What is expected: Retype exactly the lines from the first one through the line with "432,243 432,560 360,560", including both ends; skip any pictures.

Data extract:
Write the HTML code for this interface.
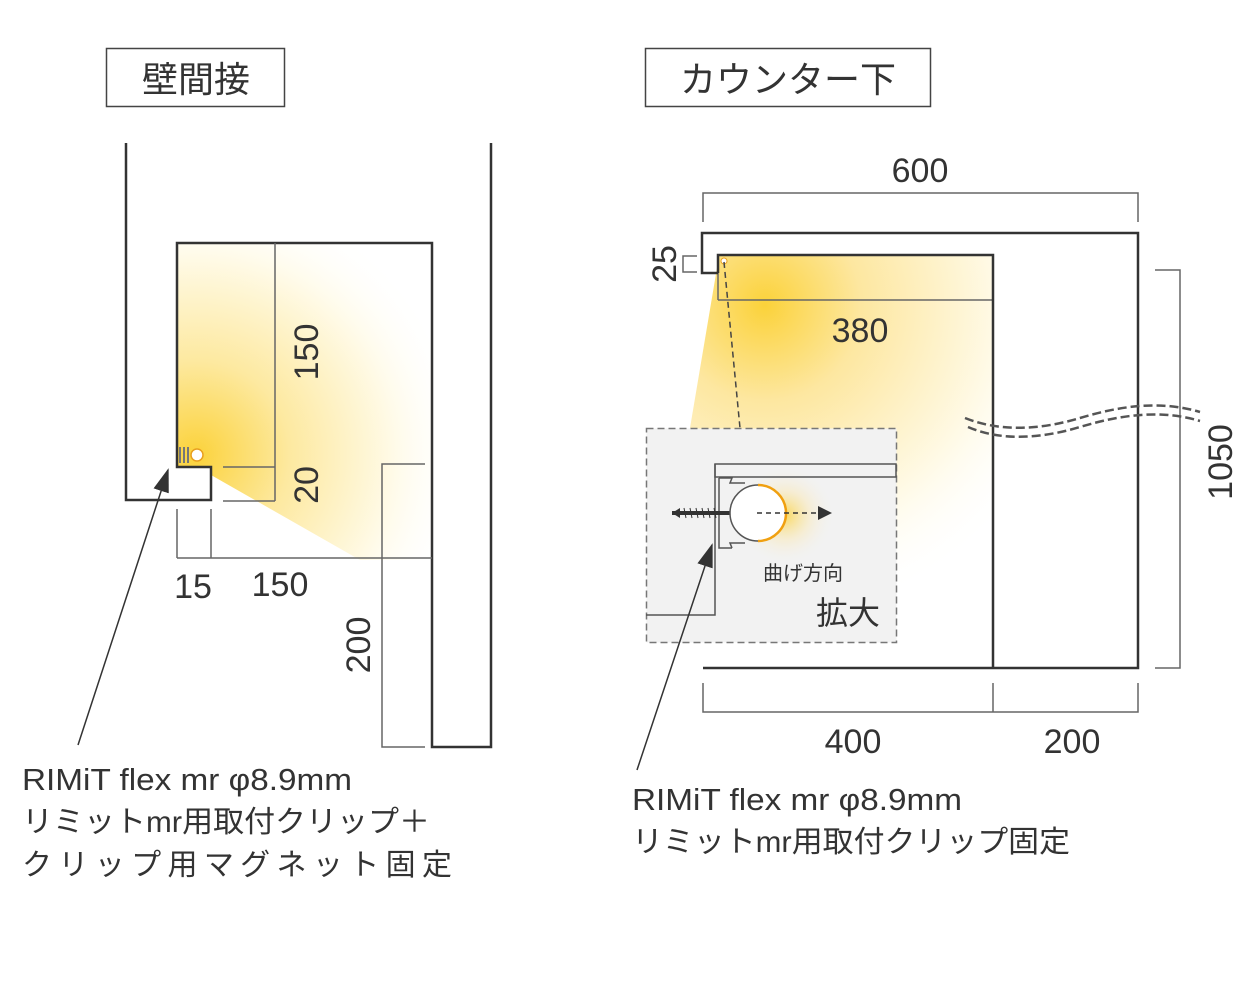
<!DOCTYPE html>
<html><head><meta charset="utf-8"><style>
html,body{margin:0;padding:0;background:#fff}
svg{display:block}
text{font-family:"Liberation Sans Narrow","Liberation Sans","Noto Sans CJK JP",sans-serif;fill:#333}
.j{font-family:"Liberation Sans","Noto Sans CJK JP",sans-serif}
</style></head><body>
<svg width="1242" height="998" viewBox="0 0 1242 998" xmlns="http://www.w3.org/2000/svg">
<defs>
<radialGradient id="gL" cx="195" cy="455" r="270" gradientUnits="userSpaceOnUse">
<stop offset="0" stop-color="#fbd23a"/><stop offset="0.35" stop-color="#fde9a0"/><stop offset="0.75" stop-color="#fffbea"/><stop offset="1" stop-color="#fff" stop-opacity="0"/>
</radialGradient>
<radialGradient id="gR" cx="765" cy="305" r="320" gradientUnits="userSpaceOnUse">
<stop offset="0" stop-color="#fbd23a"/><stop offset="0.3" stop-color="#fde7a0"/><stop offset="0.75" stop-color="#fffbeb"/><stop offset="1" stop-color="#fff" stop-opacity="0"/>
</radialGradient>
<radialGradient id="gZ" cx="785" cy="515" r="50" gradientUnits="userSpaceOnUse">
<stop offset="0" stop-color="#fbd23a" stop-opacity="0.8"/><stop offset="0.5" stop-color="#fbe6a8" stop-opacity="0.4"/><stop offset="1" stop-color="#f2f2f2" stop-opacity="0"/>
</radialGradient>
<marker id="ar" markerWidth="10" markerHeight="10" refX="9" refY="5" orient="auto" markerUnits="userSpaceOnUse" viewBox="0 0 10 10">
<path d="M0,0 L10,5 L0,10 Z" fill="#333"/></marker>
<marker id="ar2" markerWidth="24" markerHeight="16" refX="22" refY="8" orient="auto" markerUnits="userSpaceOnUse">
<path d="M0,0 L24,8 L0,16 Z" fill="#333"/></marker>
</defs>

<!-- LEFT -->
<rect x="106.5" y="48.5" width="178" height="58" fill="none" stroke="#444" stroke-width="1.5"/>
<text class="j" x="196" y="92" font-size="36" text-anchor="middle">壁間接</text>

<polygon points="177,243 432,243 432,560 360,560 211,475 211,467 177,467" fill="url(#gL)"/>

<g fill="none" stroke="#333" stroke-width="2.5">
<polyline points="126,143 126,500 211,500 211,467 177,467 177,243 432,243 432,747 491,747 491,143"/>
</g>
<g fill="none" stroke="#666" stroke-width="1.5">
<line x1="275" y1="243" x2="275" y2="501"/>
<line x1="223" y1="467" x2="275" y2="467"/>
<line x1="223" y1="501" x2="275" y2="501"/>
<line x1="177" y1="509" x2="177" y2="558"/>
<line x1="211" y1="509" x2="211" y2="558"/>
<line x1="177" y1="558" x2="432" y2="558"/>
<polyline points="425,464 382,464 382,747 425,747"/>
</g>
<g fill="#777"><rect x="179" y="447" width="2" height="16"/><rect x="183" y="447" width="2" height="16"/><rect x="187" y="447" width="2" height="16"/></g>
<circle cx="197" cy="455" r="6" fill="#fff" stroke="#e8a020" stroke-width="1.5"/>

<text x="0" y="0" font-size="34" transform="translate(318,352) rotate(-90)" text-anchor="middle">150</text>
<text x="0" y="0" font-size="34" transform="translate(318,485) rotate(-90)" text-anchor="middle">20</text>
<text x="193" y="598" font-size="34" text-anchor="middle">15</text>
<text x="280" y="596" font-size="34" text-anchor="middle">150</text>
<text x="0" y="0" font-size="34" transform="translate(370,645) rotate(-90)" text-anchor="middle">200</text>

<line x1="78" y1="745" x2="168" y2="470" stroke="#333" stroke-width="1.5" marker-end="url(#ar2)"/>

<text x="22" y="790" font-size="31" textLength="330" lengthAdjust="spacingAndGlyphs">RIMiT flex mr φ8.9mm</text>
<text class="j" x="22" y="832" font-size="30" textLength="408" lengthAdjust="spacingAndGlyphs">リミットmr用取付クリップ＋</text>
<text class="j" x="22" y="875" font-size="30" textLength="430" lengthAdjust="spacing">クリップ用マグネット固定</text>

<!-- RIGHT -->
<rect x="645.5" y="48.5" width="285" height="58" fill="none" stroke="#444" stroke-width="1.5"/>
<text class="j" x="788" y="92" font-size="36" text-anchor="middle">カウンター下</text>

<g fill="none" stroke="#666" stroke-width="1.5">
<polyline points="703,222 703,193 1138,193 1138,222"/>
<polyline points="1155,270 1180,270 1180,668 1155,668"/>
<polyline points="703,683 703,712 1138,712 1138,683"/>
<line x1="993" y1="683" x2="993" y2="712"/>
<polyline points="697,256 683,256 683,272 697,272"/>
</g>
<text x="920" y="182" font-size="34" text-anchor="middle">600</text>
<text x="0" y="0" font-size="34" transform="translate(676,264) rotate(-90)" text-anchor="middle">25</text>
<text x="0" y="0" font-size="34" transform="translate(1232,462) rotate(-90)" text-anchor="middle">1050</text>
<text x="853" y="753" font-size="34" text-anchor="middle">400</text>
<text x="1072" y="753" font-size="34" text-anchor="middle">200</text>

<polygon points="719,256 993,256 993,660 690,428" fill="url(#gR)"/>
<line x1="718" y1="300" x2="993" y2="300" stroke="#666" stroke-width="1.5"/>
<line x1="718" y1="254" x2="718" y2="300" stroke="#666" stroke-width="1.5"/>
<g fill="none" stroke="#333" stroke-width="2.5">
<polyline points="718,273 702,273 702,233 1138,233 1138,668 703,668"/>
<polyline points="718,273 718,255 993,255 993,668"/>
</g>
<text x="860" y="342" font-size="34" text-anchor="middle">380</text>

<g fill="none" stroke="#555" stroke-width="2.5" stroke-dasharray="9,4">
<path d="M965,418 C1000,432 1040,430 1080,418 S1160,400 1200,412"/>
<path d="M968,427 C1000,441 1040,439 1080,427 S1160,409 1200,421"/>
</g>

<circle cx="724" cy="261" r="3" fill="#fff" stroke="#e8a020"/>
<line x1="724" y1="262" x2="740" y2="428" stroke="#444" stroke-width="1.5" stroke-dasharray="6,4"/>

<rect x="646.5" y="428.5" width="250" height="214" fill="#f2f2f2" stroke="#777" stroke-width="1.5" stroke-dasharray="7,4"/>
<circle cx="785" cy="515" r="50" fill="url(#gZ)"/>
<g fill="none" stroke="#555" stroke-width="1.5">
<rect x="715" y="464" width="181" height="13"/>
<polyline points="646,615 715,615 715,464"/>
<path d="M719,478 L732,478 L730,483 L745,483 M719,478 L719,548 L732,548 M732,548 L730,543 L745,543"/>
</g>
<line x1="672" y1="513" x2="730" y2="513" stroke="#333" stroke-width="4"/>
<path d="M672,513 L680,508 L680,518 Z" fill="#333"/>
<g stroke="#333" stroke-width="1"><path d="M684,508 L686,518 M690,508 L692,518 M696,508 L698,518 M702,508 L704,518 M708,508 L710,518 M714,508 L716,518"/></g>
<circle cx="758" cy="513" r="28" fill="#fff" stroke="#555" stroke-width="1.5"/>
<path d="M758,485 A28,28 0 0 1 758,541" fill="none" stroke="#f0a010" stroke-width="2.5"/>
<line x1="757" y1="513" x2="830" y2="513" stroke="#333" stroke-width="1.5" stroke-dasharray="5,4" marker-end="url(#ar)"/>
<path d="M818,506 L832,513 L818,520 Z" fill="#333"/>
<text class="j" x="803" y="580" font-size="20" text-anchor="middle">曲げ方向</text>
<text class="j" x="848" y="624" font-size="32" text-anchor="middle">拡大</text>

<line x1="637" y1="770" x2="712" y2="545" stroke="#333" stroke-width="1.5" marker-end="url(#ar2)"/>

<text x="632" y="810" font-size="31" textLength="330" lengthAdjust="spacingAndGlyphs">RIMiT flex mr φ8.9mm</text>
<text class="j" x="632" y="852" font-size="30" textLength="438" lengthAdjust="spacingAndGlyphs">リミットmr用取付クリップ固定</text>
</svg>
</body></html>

Output for this task:
Write the HTML code for this interface.
<!DOCTYPE html>
<html><head><meta charset="utf-8"><style>
html,body{margin:0;padding:0;background:#fff}
svg{display:block}
text{font-family:"Liberation Sans Narrow","Liberation Sans","Noto Sans CJK JP",sans-serif;fill:#333}
.j{font-family:"Liberation Sans","Noto Sans CJK JP",sans-serif}
</style></head><body>
<svg width="1242" height="998" viewBox="0 0 1242 998" xmlns="http://www.w3.org/2000/svg">
<defs>
<radialGradient id="gL" cx="195" cy="455" r="270" gradientUnits="userSpaceOnUse">
<stop offset="0" stop-color="#fbd23a"/><stop offset="0.35" stop-color="#fde9a0"/><stop offset="0.75" stop-color="#fffbea"/><stop offset="1" stop-color="#fff" stop-opacity="0"/>
</radialGradient>
<radialGradient id="gR" cx="765" cy="305" r="320" gradientUnits="userSpaceOnUse">
<stop offset="0" stop-color="#fbd23a"/><stop offset="0.3" stop-color="#fde7a0"/><stop offset="0.75" stop-color="#fffbeb"/><stop offset="1" stop-color="#fff" stop-opacity="0"/>
</radialGradient>
<radialGradient id="gZ" cx="785" cy="515" r="50" gradientUnits="userSpaceOnUse">
<stop offset="0" stop-color="#fbd23a" stop-opacity="0.8"/><stop offset="0.5" stop-color="#fbe6a8" stop-opacity="0.4"/><stop offset="1" stop-color="#f2f2f2" stop-opacity="0"/>
</radialGradient>
<marker id="ar" markerWidth="10" markerHeight="10" refX="9" refY="5" orient="auto" markerUnits="userSpaceOnUse" viewBox="0 0 10 10">
<path d="M0,0 L10,5 L0,10 Z" fill="#333"/></marker>
<marker id="ar2" markerWidth="24" markerHeight="16" refX="22" refY="8" orient="auto" markerUnits="userSpaceOnUse">
<path d="M0,0 L24,8 L0,16 Z" fill="#333"/></marker>
</defs>

<!-- LEFT -->
<rect x="106.5" y="48.5" width="178" height="58" fill="none" stroke="#444" stroke-width="1.5"/>
<text class="j" x="196" y="92" font-size="36" text-anchor="middle">壁間接</text>

<polygon points="177,243 432,243 432,560 360,560 211,475 211,467 177,467" fill="url(#gL)"/>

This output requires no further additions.